Mi prese il panico. Ero triste e arrabbiato. Non sapendo come affrontare una richiesta che mi aveva spiazzato, ero scappato via come un cretino e questo era il risultato.
Nelle settimane seguenti provai a contattare Caterina più volte, ma lei non rispose mai ai miei messaggi, provai anche a inviarle dei fiori con un biglietto in cui le chiedevo scusa del mio comportamento, ma al mio gesto non seguì alcuna reazione da parte sua. Né mi servì parlarne con Sergio perché l’unico consiglio che il mio amico riuscì a darmi fu di lasciar perdere.
Mi ero ormai rassegnato all’impossibilità di poter recuperare con lei quando mi venne un’idea.
Il mese successivo mia madre avrebbe compiuto 80 anni e per l’occasione io e mio fratello avevamo pensato di organizzare una mostra dei suoi dipinti a cui dopo sarebbe seguito un rinfresco per parenti e amici. Caterina amava molto girare per gallerie d’arte e non conoscendo il nome di mia madre, non poteva collegarlo a me.
Così contando sull’effetto sorpresa le spedii l’invito all’evento.
La sorte per una volta fu benevola nei miei confronti perché Caterina non solo partecipò al vernissage, ma quell’incontro fu la giusta occasione per potermi riavvicinare a lei.

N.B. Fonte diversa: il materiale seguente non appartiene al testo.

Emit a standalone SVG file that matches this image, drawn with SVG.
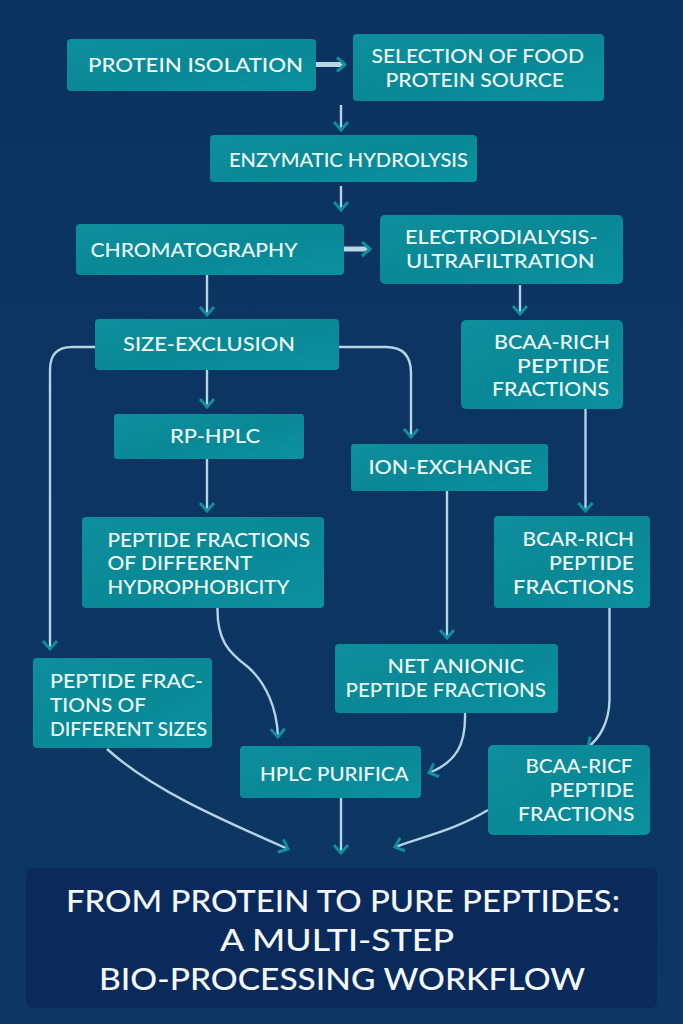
<svg xmlns="http://www.w3.org/2000/svg" width="683" height="1024" viewBox="0 0 683 1024">
<style>
text{font-family:"Lato","Open Sans","Liberation Sans",sans-serif;fill:#eefafa;font-size:19.500px;font-weight:500}
.t{font-size:31px;fill:#f4f8fb}
.c{fill:none;stroke:#b4d3e4;stroke-width:2.400;marker-end:url(#a)}
.k{stroke-width:5;stroke:#b9d6e6}
.n{fill:url(#g)}
</style>
<defs>
<linearGradient id="bg" x1="0" y1="0" x2="0" y2="1"><stop offset="0" stop-color="#0b3360"/><stop offset="1" stop-color="#0d3763"/></linearGradient>
<linearGradient id="g" x1="0" y1="0" x2="1" y2="1"><stop offset="0" stop-color="#0e8f9c"/><stop offset=".5" stop-color="#0a8896"/><stop offset="1" stop-color="#0a919f"/></linearGradient>
<marker id="a" markerUnits="userSpaceOnUse" markerWidth="14" markerHeight="18" viewBox="0 0 14 18" refX="11" refY="9" orient="auto"><path d="M3,2 L11,9 L3,16" fill="none" stroke="#0f8f9e" stroke-width="3"/></marker>
</defs>
<rect width="683" height="1024" fill="url(#bg)"/>
<g id="connectors">
<path class="c k" d="M316,64.500H345"/>
<path class="c" d="M341,105V130"/>
<path class="c" d="M341,186V210"/>
<path class="c k" d="M344,249H370"/>
<path class="c" d="M207,275V315"/>
<path class="c" d="M520,285V314"/>
<path class="c" d="M95,347H72Q50,347 50,370V649"/>
<path class="c" d="M339,347H386Q411,347 411,373V437"/>
<path class="c" d="M207,370V407"/>
<path class="c" d="M207,459V511"/>
<path class="c" d="M585.500,409V511"/>
<path class="c" d="M447,491V638"/>
<path class="c" d="M217.500,608C217,640 228,652 248,667C266,683 277,708 278,737"/>
<path class="c" d="M465,713C466,745 456,762 429,773"/>
<path class="c" d="M609.500,608V700C609,722 600,738 588,747"/>
<path class="c" d="M107,749C150,788 215,817 288,849"/>
<path class="c" d="M341,798V853"/>
<path class="c" d="M488,810C455,830 425,836 395,847"/>
</g>
<g id="protein-isolation"><rect class="n" x="67" y="39" width="249" height="52" rx="4"/><text x="88" y="72" textLength="215" lengthAdjust="spacingAndGlyphs">PROTEIN ISOLATION</text></g>
<g id="selection"><rect class="n" x="353" y="34" width="251" height="67" rx="4"/><text x="371.500" y="63" textLength="212.500" lengthAdjust="spacingAndGlyphs">SELECTION OF FOOD</text><text x="385.500" y="87" textLength="178.500" lengthAdjust="spacingAndGlyphs">PROTEIN SOURCE</text></g>
<g id="enzymatic"><rect class="n" x="210" y="135" width="267" height="47" rx="4"/><text x="229" y="167" textLength="239" lengthAdjust="spacingAndGlyphs">ENZYMATIC HYDROLYSIS</text></g>
<g id="chromatography"><rect class="n" x="76" y="224" width="268" height="51" rx="4"/><text x="90.500" y="257" textLength="207" lengthAdjust="spacingAndGlyphs">CHROMATOGRAPHY</text></g>
<g id="electrodialysis"><rect class="n" x="380" y="215" width="243" height="69" rx="5"/><text x="405" y="244" textLength="192.500" lengthAdjust="spacingAndGlyphs">ELECTRODIALYSIS-</text><text x="406" y="268" textLength="188.500" lengthAdjust="spacingAndGlyphs">ULTRAFILTRATION</text></g>
<g id="size-exclusion"><rect class="n" x="95" y="319" width="244" height="51" rx="4"/><text x="123" y="351" textLength="172" lengthAdjust="spacingAndGlyphs">SIZE-EXCLUSION</text></g>
<g id="bcaa-1"><rect class="n" x="461" y="320" width="162" height="89" rx="5"/><text x="494" y="349" textLength="116" lengthAdjust="spacingAndGlyphs">BCAA-RICH</text><text x="517" y="372.500" textLength="92" lengthAdjust="spacingAndGlyphs">PEPTIDE</text><text x="492" y="396" textLength="117" lengthAdjust="spacingAndGlyphs">FRACTIONS</text></g>
<g id="rp-hplc"><rect class="n" x="114" y="414" width="190" height="45" rx="3"/><text x="170" y="443" textLength="90" lengthAdjust="spacingAndGlyphs">RP-HPLC</text></g>
<g id="ion-exchange"><rect class="n" x="351" y="444" width="197" height="47" rx="3"/><text x="368.500" y="474" textLength="163.500" lengthAdjust="spacingAndGlyphs">ION-EXCHANGE</text></g>
<g id="hydrophobicity"><rect class="n" x="82" y="517" width="242" height="91" rx="4"/><text x="107.500" y="546.500" textLength="202.500" lengthAdjust="spacingAndGlyphs">PEPTIDE FRACTIONS</text><text x="107.500" y="570" textLength="145" lengthAdjust="spacingAndGlyphs">OF DIFFERENT</text><text x="107.500" y="593.500" textLength="182" lengthAdjust="spacingAndGlyphs">HYDROPHOBICITY</text></g>
<g id="bcar"><rect class="n" x="494" y="516" width="156" height="92" rx="4"/><text x="522.500" y="546" textLength="111.500" lengthAdjust="spacingAndGlyphs">BCAR-RICH</text><text x="549" y="570" textLength="85" lengthAdjust="spacingAndGlyphs">PEPTIDE</text><text x="513" y="594" textLength="121" lengthAdjust="spacingAndGlyphs">FRACTIONS</text></g>
<g id="sizes"><rect class="n" x="33" y="658" width="179" height="90" rx="4"/><text x="50" y="688" textLength="153" lengthAdjust="spacingAndGlyphs">PEPTIDE FRAC-</text><text x="50" y="712" textLength="96" lengthAdjust="spacingAndGlyphs">TIONS OF</text><text x="50" y="736" textLength="157" lengthAdjust="spacingAndGlyphs">DIFFERENT SIZES</text></g>
<g id="net-anionic"><rect class="n" x="335" y="644" width="223" height="69" rx="4"/><text x="387.500" y="673" textLength="136.500" lengthAdjust="spacingAndGlyphs">NET ANIONIC</text><text x="345.500" y="697" textLength="200.500" lengthAdjust="spacingAndGlyphs">PEPTIDE FRACTIONS</text></g>
<g id="hplc"><rect class="n" x="240" y="746" width="181" height="52" rx="4"/><text x="260" y="781" textLength="148.500" lengthAdjust="spacingAndGlyphs">HPLC PURIFICA</text></g>
<g id="bcaa-2"><rect class="n" x="488" y="745" width="162" height="90" rx="5"/><text x="525.500" y="773" textLength="107" lengthAdjust="spacingAndGlyphs">BCAA-RICF</text><text x="549.500" y="797" textLength="84.500" lengthAdjust="spacingAndGlyphs">PEPTIDE</text><text x="518" y="821" textLength="116.500" lengthAdjust="spacingAndGlyphs">FRACTIONS</text></g>
<g id="title"><rect x="26" y="868" width="631" height="140" rx="6" fill="#0a2a5c"/><text class="t" x="66" y="912" textLength="554" lengthAdjust="spacingAndGlyphs">FROM PROTEIN TO PURE PEPTIDES:</text><text class="t" x="220" y="951" textLength="234" lengthAdjust="spacingAndGlyphs">A MULTI-STEP</text><text class="t" x="99" y="990" textLength="486" lengthAdjust="spacingAndGlyphs">BIO-PROCESSING WORKFLOW</text></g>
</svg>
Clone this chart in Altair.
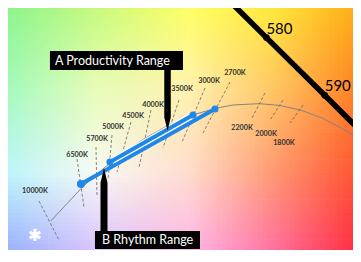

Non che sia stato semplice, c’è voluto tempo e tanta fatica per riconquistare la sua fiducia e molti sono stati i cambiamenti che ho dovuto apportare alla mia vita per stare con lei.
A cominciare dal lavoro che mi impegna ancora tanto, ma non è più il centro della mia esistenza.
Guardandomi indietro, mi accorgo di quanto la mia vita sia stata sì ricca di successi professionali ma povera di momenti belli.
In questo molto hanno contato i miei modelli familiari che poco spazio lasciavano ai sentimenti.
E ripensando a mio padre che è mancato molto presto, ho cominciato a essere maggiormente presente con i miei figli.
Ora che sono passati alcuni anni posso dire di essere riuscito per tempo a invertire la rotta.
Grazie a Caterina che mi ha costretto a guardarmi dentro, perché senza di lei tutto questo non sarebbe stato possibile.